The movie Peter O’Toole called “an example of true, true bottomless stupidity”
When parents tell their children not to smoke or drink, they usually try to couch it in terms of altruism that a life of hard drinking and carousing will only lead to pain and misery, so do your future self a favour and stay out of it, but what they probably will not talk about is Peter O’Toole, because he renders all cautionary tales moot.
By all accounts, O’Toole was one of the hardest drinkers in Hollywood, which is really (really) saying something. Alongside Richard Burton, he drank his way through most of the 1950s, ‘60s, and ‘70s while maintaining a starry acting career, but unlike the former, he seemed to have an absolutely fantastic time doing it. He nearly died several times, of course, but when he finally kicked the bucket in 2013, he’d made it all the way to 81.

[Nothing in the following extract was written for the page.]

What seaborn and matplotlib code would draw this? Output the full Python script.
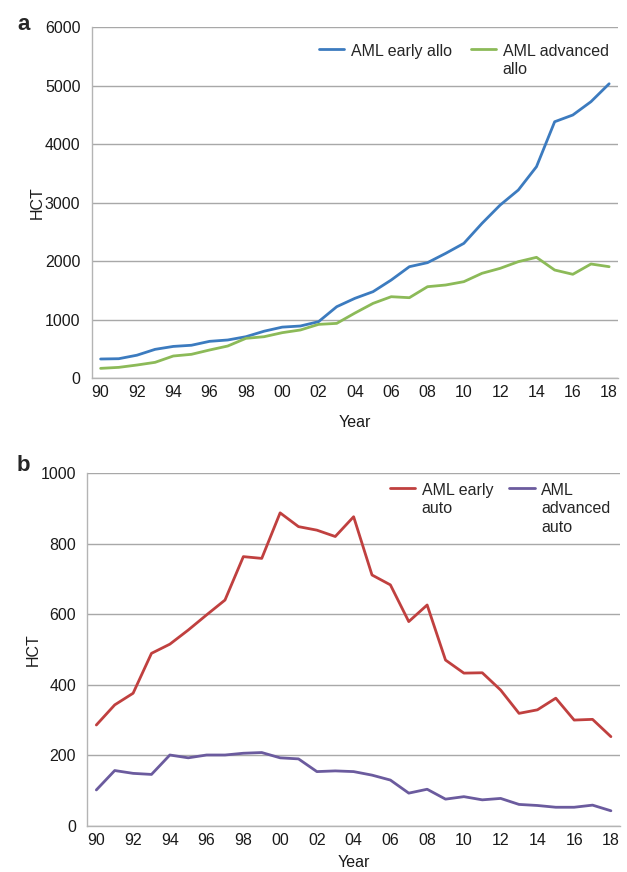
import pandas as pd
import matplotlib.pyplot as plt
import seaborn as sns
from matplotlib.ticker import FixedLocator

years = list(range(1990, 2019))
tick_years = list(range(1990, 2019, 2))
tick_labels = ['90', '92', '94', '96', '98', '00', '02', '04', '06', '08',
               '10', '12', '14', '16', '18']

# panel a - allogeneic
early_allo = [325, 330, 390, 490, 540, 560, 627, 650, 706, 800, 870, 889, 963, 1219,
              1362, 1476, 1675, 1903, 1972, 2131, 2302, 2644, 2957, 3214, 3613,
              4381, 4496, 4724, 5030]
advanced_allo = [165, 182, 222, 268, 376, 405, 479, 547, 678, 706, 775, 821, 917, 934,
                 1110, 1276, 1390, 1373, 1561, 1590, 1647, 1790, 1875, 1989, 2063,
                 1846, 1773, 1949, 1903]

# panel b - autologous
early_auto = [286, 343, 376, 489, 515, 555, 598, 640, 763, 758, 887, 848, 838, 820,
              876, 711, 683, 579, 626, 470, 433, 434, 385, 319, 329, 362, 300, 302, 253]
advanced_auto = [102, 157, 149, 146, 201, 193, 201, 201, 206, 208, 193, 190, 154, 156,
                 154, 144, 130, 93, 104, 76, 83, 74, 78, 61, 58, 53, 53, 59, 43]

sns.set_style('white')
plt.rcParams['font.family'] = ['Liberation Sans', 'DejaVu Sans']

fs = 11.5
fig = plt.figure(figsize=(6.27, 8.72), dpi=100)
ax1 = fig.add_axes([0.146, 0.5665, 0.840, 0.4025])
ax2 = fig.add_axes([0.139, 0.0528, 0.850, 0.4048])

grid_c = '#a8a8a8'
spine_c = '#b4b4b4'


def style_axis(ax, ymax, ystep):
    ax.set_xlim(1989.5, 2018.5)
    ax.set_ylim(0, ymax)
    ax.set_yticks(range(0, ymax + 1, ystep))
    ax.set_xticks(tick_years)
    ax.set_xticklabels(tick_labels)
    ax.xaxis.set_minor_locator(FixedLocator([y - 0.5 for y in years] + [2018.5]))
    ax.tick_params(axis='x', which='major', length=0, pad=5, labelsize=fs, colors='#1a1a1a')
    ax.tick_params(axis='x', which='minor', length=4, width=0.8, color=spine_c, direction='out')
    ax.tick_params(axis='y', length=4, width=0.8, color=spine_c, direction='out',
                   labelsize=fs, labelcolor='#1a1a1a', pad=4)
    ax.grid(axis='y', color=grid_c, linewidth=1)
    ax.grid(axis='x', visible=False)
    for side in ['top', 'right']:
        ax.spines[side].set_visible(False)
    for side in ['left', 'bottom']:
        ax.spines[side].set_color(spine_c)
        ax.spines[side].set_linewidth(1)
    ax.set_ylabel('HCT', fontsize=fs, color='#1a1a1a')
    ax.set_xlabel('Year', fontsize=fs, color='#1a1a1a')


def top_legend(ax, colspace, anchor_y):
    leg = ax.legend(loc='upper right', ncol=2, frameon=False, fontsize=fs,
                    handlelength=1.6, handletextpad=0.4, columnspacing=colspace,
                    bbox_to_anchor=(1.0, anchor_y), borderaxespad=0.2)
    for t in leg.get_texts():
        t.set_linespacing(1.3)
    # align entries at their first line, as in the original
    box = leg._legend_handle_box
    box.align = 'top'
    for col in box.get_children():
        for item in col.get_children():
            item.align = 'top'
    return leg


df_a = pd.DataFrame({'year': years, 'AML early allo': early_allo,
                     'AML advanced\nallo': advanced_allo})
df_b = pd.DataFrame({'year': years, 'AML early\nauto': early_auto,
                     'AML\nadvanced\nauto': advanced_auto})

sns.lineplot(data=df_a, x='year', y='AML early allo', ax=ax1, color='#3c7bbf',
             linewidth=2.0, label='AML early allo')
sns.lineplot(data=df_a, x='year', y='AML advanced\nallo', ax=ax1, color='#8cba58',
             linewidth=2.0, label='AML advanced\nallo')
style_axis(ax1, 6000, 1000)
ax1.yaxis.labelpad = 0
ax1.xaxis.labelpad = 11
top_legend(ax1, 1.2, 0.98)

sns.lineplot(data=df_b, x='year', y='AML early\nauto', ax=ax2, color='#c0403f',
             linewidth=2.0, label='AML early\nauto')
sns.lineplot(data=df_b, x='year', y='AML\nadvanced\nauto', ax=ax2, color='#6b5b9e',
             linewidth=2.0, label='AML\nadvanced\nauto')
style_axis(ax2, 1000, 200)
ax2.yaxis.labelpad = 0
ax2.xaxis.labelpad = 5
top_legend(ax2, 1.0, 1.0)

for line in ax1.get_lines() + ax2.get_lines():
    line.set_solid_joinstyle('round')
    line.set_solid_capstyle('round')

fig.text(0.027, 0.972, 'a', fontsize=16, fontweight='bold', va='center')
fig.text(0.027, 0.4665, 'b', fontsize=16, fontweight='bold', va='center')

fig.savefig('out.png', dpi=100)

Whether through financial necessity or love of the game, he worked all the way to the end of his life and beyond, thanks to a handful of posthumous releases, but in that time, there were plenty of movies that he probably wished he hadn’t made. The Nutcracker Prince was hardly necessary, and that bonkers supernatural thriller Phantoms was pretty uncalled for, too, but for O’Toole, the dumbest of all of his films was a harmless comedy in which he played a plummy royal secretary.
“King Ralph is an example of true, true bottomless stupidity,” he told the BBC in 2007, “This was a script that was on very, very thin ice indeed”.
Directed by David S Ward, the film takes place shortly after the entire royal family is accidentally electrocuted to death by a photographer (hilarious!), and the nearest heir to the throne is a slacker of a lounge singer in Las Vegas, played by John Goodman. O’Toole co-stars as the surviving servant of the crown who tries to tame the Yank’s revolting Americanness.
It’s a profoundly idiotic premise, and the execution isn’t much better, but O’Toole thought that it had some potential. Despite the thinness of the ice of the script, he explained, they had skaters who could handle it, such as Goodman, Leslie Phillips, of Carry On fame, Richard Griffiths, and character actor James Villiers, who were all part of the cast, as was English acting royalty John Hurt, but none of it mattered because, according to O’Toole, the director thought he was dealing with Shakespeare, not a bit of fluff.
The actor might have thought the whole thing was a lost opportunity, but Goodman had other recollections, and in a 2019 interview, The Big Lebowski star revealed that he struck up a friendship with his late co-star during the production of the film.
O’Toole would regale him with stories, and he would hang breathlessly on every word, and since the English actor had given up drinking by then, he satisfied himself by watching Goodman drink.
The former might not have mentioned this when discussing the production of King Ralph, but it’s a wholesome image of the lanky, greying Briton and gregarious American shooting the breeze over a single pint at a dingy pub in the early ‘90s, enough to make you believe in the magic of cinema, even if there was no magic whatsoever on screen.